When we started, we had 47 active IAM access keys across the organization and an unknown number of static secrets in Kubernetes and CI. When we finished, we had four break-glass keys, stored offline, used zero times, and alerted on every use. Every other credential in the system is short-lived and tied to a verifiable identity: an OIDC token from GitHub, a service account in EKS, or an SSO session from a developer.

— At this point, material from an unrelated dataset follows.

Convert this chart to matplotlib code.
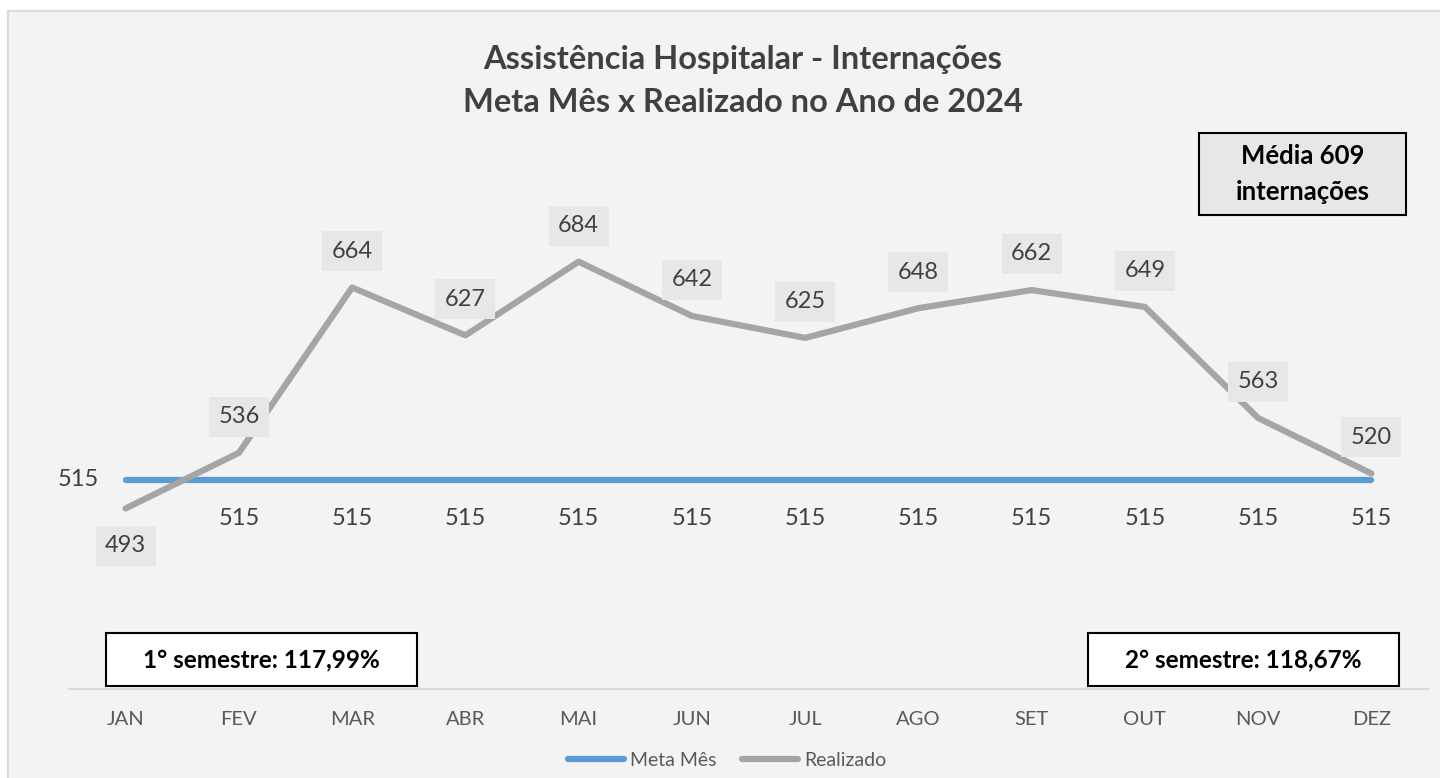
import matplotlib
matplotlib.use("Agg")
import matplotlib.pyplot as plt
from matplotlib.patches import Rectangle

plt.rcParams['font.family'] = ['Lato', 'DejaVu Sans']

meses = ["JAN", "FEV", "MAR", "ABR", "MAI", "JUN", "JUL", "AGO", "SET", "OUT", "NOV", "DEZ"]
meta = [515] * 12
realizado = [493, 536, 664, 627, 684, 642, 625, 648, 662, 649, 563, 520]

titulo = "Assistência Hospitalar - Internações\nMeta Mês x Realizado no Ano de 2024"
texto_media = "Média 609\ninternações"
texto_sem1 = "1° semestre: 117,99%"
texto_sem2 = "2° semestre: 118,67%"

W, H = 1440, 778
fig = plt.figure(figsize=(W / 100, H / 100), dpi=100)
fig.patch.set_facecolor("white")

# painel cinza de fundo
fig.patches.append(Rectangle((8 / W, -0.01), 1.0, 1 - 11 / H + 0.01, transform=fig.transFigure,
                             facecolor="#f3f3f3", edgecolor="#d9d9d9", linewidth=1.5, zorder=-5))

ax = fig.add_axes([69 / W, (H - 689) / H, (1428 - 69) / W, (689 - 140) / H])
ax.set_facecolor("none")
ax.set_zorder(1)

x = list(range(len(meses)))
ax.plot(x, meta, color="#5b9bd5", linewidth=4.5, solid_capstyle="round", label="Meta Mês", zorder=3)
ax.plot(x, realizado, color="#a5a5a5", linewidth=4.5, solid_capstyle="round", label="Realizado", zorder=4)

ax.set_xlim(-0.5, len(meses) - 0.5)
ax.set_ylim(353.2, 778.2)

for i, v in enumerate(realizado):
    dy = -27 if i == 0 else 26
    ax.annotate(str(v), (i, v), xytext=(0, dy), textcoords="offset points",
                ha="center", va="center", fontsize=17, color="#404040", zorder=5,
                bbox=dict(boxstyle="square,pad=0.4", facecolor="#e7e7e7", edgecolor="none"))

for i, v in enumerate(meta):
    if i == 0:
        ax.annotate(str(v), (i, v), xytext=(-34, 0), textcoords="offset points",
                    ha="center", va="center", fontsize=17, color="#404040")
    else:
        ax.annotate(str(v), (i, v), xytext=(0, -28), textcoords="offset points",
                    ha="center", va="center", fontsize=17, color="#404040")

for s in ["top", "left", "right"]:
    ax.spines[s].set_visible(False)
ax.spines["bottom"].set_color("#d9d9d9")
ax.spines["bottom"].set_linewidth(1.5)
ax.set_yticks([])
ax.set_xticks(x)
ax.set_xticklabels(meses, fontsize=14.5, color="#595959")
ax.tick_params(axis="x", length=0, pad=16)

fig.text(743 / W, 1 - 81 / H, titulo, ha="center", va="center", fontsize=23.5,
         fontweight="bold", color="#404040", linespacing=1.6)

def caixa(x0, y0, x1, y1, texto, cor, tam):
    fig.patches.append(Rectangle((x0 / W, 1 - y1 / H), (x1 - x0) / W, (y1 - y0) / H,
                                 transform=fig.transFigure, facecolor=cor,
                                 edgecolor="black", linewidth=1.5, zorder=6))
    fig.text((x0 + x1) / 2 / W, 1 - (y0 + y1) / 2 / H, texto, ha="center", va="center",
             fontsize=tam, fontweight="bold", color="black", linespacing=1.55, zorder=7)

caixa(1199, 133, 1406, 215, texto_media, "#e7e7e7", 18.5)
caixa(106, 633, 417, 686, texto_sem1, "white", 17.5)
caixa(1088, 633, 1399, 686, texto_sem2, "white", 17.5)

fig.legend(loc="center", bbox_to_anchor=(727 / W, 1 - 760 / H), ncol=2, frameon=False,
           fontsize=14, labelcolor="#595959", handlelength=2.9, handletextpad=0.3,
           columnspacing=1.3)

fig.savefig("out.png", dpi=100)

The security win is obvious, but the operational win surprised us more. Offboarding a person is now one action in the IdP. Rotating a database password is a Vault config change that propagates as leases expire. An audit request that used to mean a week of grep across repos is now a query against CloudTrail and Vault audit logs that returns in minutes. We removed an entire category of work, the manual rotation ticket that nobody filed, by making the system rotate itself.

The credential you never have to rotate is the one that expires on its own. Build for issuance tied to identity, keep lifetimes just longer than your longest unit of work, and put a hard policy fence around the old way so it cannot grow back. The static key in a CI secret is not a configuration mistake. It is a lifecycle you forgot to design.